AVAILABLE DATA →
* * *
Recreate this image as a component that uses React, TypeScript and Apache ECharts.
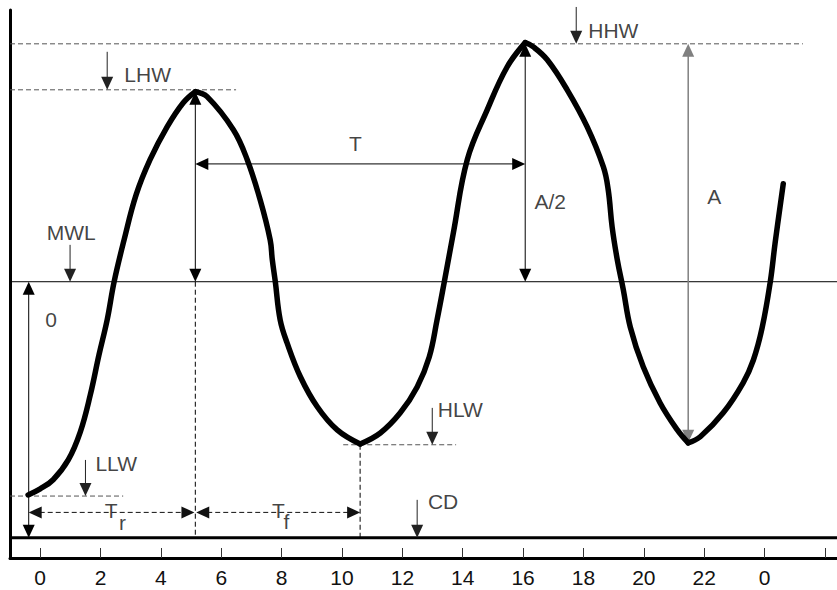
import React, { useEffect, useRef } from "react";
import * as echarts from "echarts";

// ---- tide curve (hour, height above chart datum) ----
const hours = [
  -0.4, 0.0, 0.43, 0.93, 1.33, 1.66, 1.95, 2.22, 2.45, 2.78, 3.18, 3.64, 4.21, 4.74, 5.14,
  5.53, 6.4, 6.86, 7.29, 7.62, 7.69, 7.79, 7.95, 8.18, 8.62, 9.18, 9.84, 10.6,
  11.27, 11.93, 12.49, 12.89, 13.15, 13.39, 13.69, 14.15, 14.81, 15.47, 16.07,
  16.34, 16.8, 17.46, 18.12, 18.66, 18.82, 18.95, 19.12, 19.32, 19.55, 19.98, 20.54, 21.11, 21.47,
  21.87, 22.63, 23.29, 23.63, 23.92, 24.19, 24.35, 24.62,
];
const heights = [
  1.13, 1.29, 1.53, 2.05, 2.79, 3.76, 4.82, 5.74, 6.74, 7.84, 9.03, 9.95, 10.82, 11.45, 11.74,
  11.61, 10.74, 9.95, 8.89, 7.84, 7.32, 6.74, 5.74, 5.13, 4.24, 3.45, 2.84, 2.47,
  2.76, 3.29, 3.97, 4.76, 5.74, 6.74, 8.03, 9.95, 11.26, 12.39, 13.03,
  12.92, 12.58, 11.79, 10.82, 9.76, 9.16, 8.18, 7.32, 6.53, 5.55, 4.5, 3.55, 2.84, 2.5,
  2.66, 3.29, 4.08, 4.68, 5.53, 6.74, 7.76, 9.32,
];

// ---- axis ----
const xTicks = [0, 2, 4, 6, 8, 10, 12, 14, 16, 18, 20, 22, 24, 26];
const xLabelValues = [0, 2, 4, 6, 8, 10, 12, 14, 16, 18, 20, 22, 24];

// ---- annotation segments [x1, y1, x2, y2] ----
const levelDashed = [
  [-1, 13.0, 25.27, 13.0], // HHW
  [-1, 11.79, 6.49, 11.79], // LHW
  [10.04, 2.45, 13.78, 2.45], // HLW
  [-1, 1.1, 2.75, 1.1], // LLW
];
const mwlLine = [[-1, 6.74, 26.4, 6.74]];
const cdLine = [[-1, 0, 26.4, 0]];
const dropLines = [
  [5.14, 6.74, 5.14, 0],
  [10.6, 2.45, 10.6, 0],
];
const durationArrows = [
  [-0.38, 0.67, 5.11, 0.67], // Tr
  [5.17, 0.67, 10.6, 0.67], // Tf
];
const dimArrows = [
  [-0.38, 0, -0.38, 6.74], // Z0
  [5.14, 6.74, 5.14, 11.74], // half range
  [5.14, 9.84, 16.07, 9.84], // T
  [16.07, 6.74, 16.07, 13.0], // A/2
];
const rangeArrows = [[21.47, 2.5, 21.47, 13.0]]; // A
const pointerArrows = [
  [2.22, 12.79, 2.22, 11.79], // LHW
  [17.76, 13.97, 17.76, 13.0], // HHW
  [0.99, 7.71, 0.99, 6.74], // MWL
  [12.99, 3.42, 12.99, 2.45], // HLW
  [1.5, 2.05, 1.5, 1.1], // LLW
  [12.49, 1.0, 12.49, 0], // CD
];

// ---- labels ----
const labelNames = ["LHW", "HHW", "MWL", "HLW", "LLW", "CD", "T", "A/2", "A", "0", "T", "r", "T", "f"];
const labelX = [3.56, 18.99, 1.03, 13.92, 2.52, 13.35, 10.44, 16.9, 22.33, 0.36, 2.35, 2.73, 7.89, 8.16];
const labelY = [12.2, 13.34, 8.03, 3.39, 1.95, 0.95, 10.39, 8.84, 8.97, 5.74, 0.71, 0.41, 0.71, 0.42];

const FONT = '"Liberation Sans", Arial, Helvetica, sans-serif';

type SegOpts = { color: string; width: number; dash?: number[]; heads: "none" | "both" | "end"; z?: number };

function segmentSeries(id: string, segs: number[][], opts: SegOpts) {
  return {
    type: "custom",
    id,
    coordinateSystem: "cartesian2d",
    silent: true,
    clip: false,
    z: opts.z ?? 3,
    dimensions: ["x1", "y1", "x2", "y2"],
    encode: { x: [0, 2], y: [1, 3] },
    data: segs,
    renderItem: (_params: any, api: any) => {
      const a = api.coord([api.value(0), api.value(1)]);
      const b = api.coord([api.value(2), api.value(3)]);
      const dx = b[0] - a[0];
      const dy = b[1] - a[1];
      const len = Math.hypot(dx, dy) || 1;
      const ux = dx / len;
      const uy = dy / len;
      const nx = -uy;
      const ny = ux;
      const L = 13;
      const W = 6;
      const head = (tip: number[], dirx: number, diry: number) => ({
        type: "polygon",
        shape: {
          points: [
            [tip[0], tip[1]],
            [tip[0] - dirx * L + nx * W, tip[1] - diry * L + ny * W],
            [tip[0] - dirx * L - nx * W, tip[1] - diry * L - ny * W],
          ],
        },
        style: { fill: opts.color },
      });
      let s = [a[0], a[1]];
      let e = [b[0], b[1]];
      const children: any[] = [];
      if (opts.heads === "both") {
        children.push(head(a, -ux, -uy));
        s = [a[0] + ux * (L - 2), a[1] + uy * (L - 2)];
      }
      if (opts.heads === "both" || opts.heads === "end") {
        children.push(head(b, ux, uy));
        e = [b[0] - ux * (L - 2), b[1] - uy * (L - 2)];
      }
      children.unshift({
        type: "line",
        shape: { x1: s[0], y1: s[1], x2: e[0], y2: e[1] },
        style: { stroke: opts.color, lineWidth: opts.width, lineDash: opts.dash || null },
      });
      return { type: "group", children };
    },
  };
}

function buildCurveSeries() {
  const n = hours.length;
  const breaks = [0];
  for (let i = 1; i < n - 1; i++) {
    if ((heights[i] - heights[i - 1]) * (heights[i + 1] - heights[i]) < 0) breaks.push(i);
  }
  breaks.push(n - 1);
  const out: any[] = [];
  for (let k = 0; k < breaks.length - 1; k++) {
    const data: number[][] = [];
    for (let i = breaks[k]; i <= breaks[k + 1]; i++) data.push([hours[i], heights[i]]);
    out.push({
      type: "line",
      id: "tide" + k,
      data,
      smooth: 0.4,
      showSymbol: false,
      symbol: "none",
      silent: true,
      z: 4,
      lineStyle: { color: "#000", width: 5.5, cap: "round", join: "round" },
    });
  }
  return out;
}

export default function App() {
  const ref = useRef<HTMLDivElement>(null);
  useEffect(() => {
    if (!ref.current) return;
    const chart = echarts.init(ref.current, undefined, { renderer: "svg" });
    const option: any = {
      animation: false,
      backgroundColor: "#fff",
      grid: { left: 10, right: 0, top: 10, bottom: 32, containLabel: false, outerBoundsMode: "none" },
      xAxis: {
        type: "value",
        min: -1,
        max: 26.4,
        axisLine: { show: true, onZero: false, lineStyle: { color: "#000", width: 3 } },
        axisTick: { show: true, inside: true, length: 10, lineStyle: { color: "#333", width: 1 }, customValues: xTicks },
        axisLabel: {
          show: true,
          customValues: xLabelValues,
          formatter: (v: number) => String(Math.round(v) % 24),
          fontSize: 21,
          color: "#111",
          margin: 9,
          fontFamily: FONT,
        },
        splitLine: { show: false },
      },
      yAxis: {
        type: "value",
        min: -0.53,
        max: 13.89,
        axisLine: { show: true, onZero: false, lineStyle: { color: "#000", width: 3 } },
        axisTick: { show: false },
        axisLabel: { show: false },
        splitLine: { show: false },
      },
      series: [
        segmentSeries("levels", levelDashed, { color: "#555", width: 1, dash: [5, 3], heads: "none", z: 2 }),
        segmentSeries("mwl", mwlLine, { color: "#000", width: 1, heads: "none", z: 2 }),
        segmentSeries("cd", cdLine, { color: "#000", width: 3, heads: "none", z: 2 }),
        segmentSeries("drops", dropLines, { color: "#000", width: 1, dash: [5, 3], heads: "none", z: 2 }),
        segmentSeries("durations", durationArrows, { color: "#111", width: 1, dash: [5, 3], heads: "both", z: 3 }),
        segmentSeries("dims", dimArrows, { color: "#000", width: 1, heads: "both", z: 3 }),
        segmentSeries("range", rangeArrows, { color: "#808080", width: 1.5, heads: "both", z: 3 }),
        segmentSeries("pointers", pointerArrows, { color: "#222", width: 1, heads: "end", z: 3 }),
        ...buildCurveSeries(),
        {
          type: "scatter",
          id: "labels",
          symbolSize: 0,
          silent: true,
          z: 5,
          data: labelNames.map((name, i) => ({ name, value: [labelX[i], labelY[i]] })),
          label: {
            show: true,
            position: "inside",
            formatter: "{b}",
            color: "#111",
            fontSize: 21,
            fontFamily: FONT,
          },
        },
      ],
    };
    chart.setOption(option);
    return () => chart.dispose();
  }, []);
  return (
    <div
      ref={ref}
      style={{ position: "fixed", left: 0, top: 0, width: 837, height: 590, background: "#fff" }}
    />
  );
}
* * *
WHAT THIS TASK INVOLVES → In the data above, count the lines where the word "React" appears; reply with the number only.

RESPONSE → 2